Direction: Would you repeat the listing exactly but omit every picture?

Source excerpt:
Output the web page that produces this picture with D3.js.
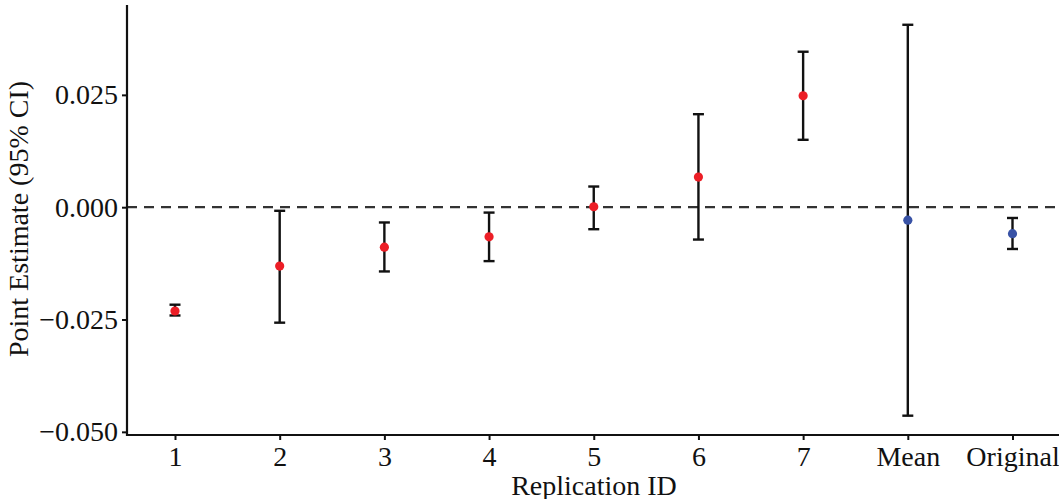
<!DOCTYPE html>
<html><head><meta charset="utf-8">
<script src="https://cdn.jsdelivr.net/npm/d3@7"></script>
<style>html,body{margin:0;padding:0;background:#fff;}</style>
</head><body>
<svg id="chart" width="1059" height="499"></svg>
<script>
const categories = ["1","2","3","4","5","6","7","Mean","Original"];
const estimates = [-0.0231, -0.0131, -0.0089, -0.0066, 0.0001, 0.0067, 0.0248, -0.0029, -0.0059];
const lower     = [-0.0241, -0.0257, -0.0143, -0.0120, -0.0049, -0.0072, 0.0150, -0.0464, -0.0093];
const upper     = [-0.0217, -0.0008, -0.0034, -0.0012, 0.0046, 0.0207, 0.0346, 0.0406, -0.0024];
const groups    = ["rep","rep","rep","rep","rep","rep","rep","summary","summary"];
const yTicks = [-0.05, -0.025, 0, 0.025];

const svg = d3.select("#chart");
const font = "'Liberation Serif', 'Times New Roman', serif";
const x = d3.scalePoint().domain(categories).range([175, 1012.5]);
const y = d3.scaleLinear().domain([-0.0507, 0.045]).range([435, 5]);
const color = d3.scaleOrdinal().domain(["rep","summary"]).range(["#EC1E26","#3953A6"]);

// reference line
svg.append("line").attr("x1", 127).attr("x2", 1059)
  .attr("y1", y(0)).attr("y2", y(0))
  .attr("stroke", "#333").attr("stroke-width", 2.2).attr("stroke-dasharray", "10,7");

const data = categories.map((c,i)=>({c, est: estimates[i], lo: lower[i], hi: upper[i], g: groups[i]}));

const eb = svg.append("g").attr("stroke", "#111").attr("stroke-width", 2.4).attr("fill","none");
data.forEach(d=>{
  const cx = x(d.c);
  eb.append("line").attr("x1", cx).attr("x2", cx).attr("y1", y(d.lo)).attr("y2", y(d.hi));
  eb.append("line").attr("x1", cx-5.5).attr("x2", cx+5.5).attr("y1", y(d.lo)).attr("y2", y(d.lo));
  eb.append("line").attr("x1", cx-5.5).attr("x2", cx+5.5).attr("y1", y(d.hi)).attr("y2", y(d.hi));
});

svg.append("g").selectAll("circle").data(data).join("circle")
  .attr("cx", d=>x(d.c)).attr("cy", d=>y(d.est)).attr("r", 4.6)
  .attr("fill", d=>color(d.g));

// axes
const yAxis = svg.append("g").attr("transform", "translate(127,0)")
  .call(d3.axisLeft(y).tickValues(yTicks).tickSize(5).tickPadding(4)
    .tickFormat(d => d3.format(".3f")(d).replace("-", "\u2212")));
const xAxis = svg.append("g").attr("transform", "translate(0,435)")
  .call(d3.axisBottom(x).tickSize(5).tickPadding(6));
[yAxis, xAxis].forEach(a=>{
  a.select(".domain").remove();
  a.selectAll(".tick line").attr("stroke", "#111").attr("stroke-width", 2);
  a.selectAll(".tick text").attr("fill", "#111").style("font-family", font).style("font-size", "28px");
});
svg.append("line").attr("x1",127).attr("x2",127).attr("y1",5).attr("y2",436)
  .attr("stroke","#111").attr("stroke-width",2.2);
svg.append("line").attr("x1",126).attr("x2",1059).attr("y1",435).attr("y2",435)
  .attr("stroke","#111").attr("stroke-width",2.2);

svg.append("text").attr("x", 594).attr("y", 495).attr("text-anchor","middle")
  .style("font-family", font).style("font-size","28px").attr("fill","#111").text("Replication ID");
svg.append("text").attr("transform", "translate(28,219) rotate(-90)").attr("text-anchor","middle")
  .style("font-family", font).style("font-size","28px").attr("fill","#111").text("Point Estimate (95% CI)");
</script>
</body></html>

Final result:
Output the web page that produces this picture with D3.js.
<!DOCTYPE html>
<html><head><meta charset="utf-8">
<script src="https://cdn.jsdelivr.net/npm/d3@7"></script>
<style>html,body{margin:0;padding:0;background:#fff;}</style>
</head><body>
<svg id="chart" width="1059" height="499"></svg>
<script>
const categories = ["1","2","3","4","5","6","7","Mean","Original"];
const estimates = [-0.0231, -0.0131, -0.0089, -0.0066, 0.0001, 0.0067, 0.0248, -0.0029, -0.0059];
const lower     = [-0.0241, -0.0257, -0.0143, -0.0120, -0.0049, -0.0072, 0.0150, -0.0464, -0.0093];
const upper     = [-0.0217, -0.0008, -0.0034, -0.0012, 0.0046, 0.0207, 0.0346, 0.0406, -0.0024];
const groups    = ["rep","rep","rep","rep","rep","rep","rep","summary","summary"];
const yTicks = [-0.05, -0.025, 0, 0.025];

const svg = d3.select("#chart");
const font = "'Liberation Serif', 'Times New Roman', serif";
const x = d3.scalePoint().domain(categories).range([175, 1012.5]);
const y = d3.scaleLinear().domain([-0.0507, 0.045]).range([435, 5]);
const color = d3.scaleOrdinal().domain(["rep","summary"]).range(["#EC1E26","#3953A6"]);

// reference line
svg.append("line").attr("x1", 127).attr("x2", 1059)
  .attr("y1", y(0)).attr("y2", y(0))
  .attr("stroke", "#333").attr("stroke-width", 2.2).attr("stroke-dasharray", "10,7");

const data = categories.map((c,i)=>({c, est: estimates[i], lo: lower[i], hi: upper[i], g: groups[i]}));

const eb = svg.append("g").attr("stroke", "#111").attr("stroke-width", 2.4).attr("fill","none");
data.forEach(d=>{
  const cx = x(d.c);
  eb.append("line").attr("x1", cx).attr("x2", cx).attr("y1", y(d.lo)).attr("y2", y(d.hi));
  eb.append("line").attr("x1", cx-5.5).attr("x2", cx+5.5).attr("y1", y(d.lo)).attr("y2", y(d.lo));
  eb.append("line").attr("x1", cx-5.5).attr("x2", cx+5.5).attr("y1", y(d.hi)).attr("y2", y(d.hi));
});

svg.append("g").selectAll("circle").data(data).join("circle")
  .attr("cx", d=>x(d.c)).attr("cy", d=>y(d.est)).attr("r", 4.6)
  .attr("fill", d=>color(d.g));

// axes
const yAxis = svg.append("g").attr("transform", "translate(127,0)")
  .call(d3.axisLeft(y).tickValues(yTicks).tickSize(5).tickPadding(4)
    .tickFormat(d => d3.format(".3f")(d).replace("-", "\u2212")));
const xAxis = svg.append("g").attr("transform", "translate(0,435)")
  .call(d3.axisBottom(x).tickSize(5).tickPadding(6));
[yAxis, xAxis].forEach(a=>{
  a.select(".domain").remove();
  a.selectAll(".tick line").attr("stroke", "#111").attr("stroke-width", 2);
  a.selectAll(".tick text").attr("fill", "#111").style("font-family", font).style("font-size", "28px");
});
svg.append("line").attr("x1",127).attr("x2",127).attr("y1",5).attr("y2",436)
  .attr("stroke","#111").attr("stroke-width",2.2);
svg.append("line").attr("x1",126).attr("x2",1059).attr("y1",435).attr("y2",435)
  .attr("stroke","#111").attr("stroke-width",2.2);

svg.append("text").attr("x", 594).attr("y", 495).attr("text-anchor","middle")
  .style("font-family", font).style("font-size","28px").attr("fill","#111").text("Replication ID");
svg.append("text").attr("transform", "translate(28,219) rotate(-90)").attr("text-anchor","middle")
  .style("font-family", font).style("font-size","28px").attr("fill","#111").text("Point Estimate (95% CI)");
</script>
</body></html>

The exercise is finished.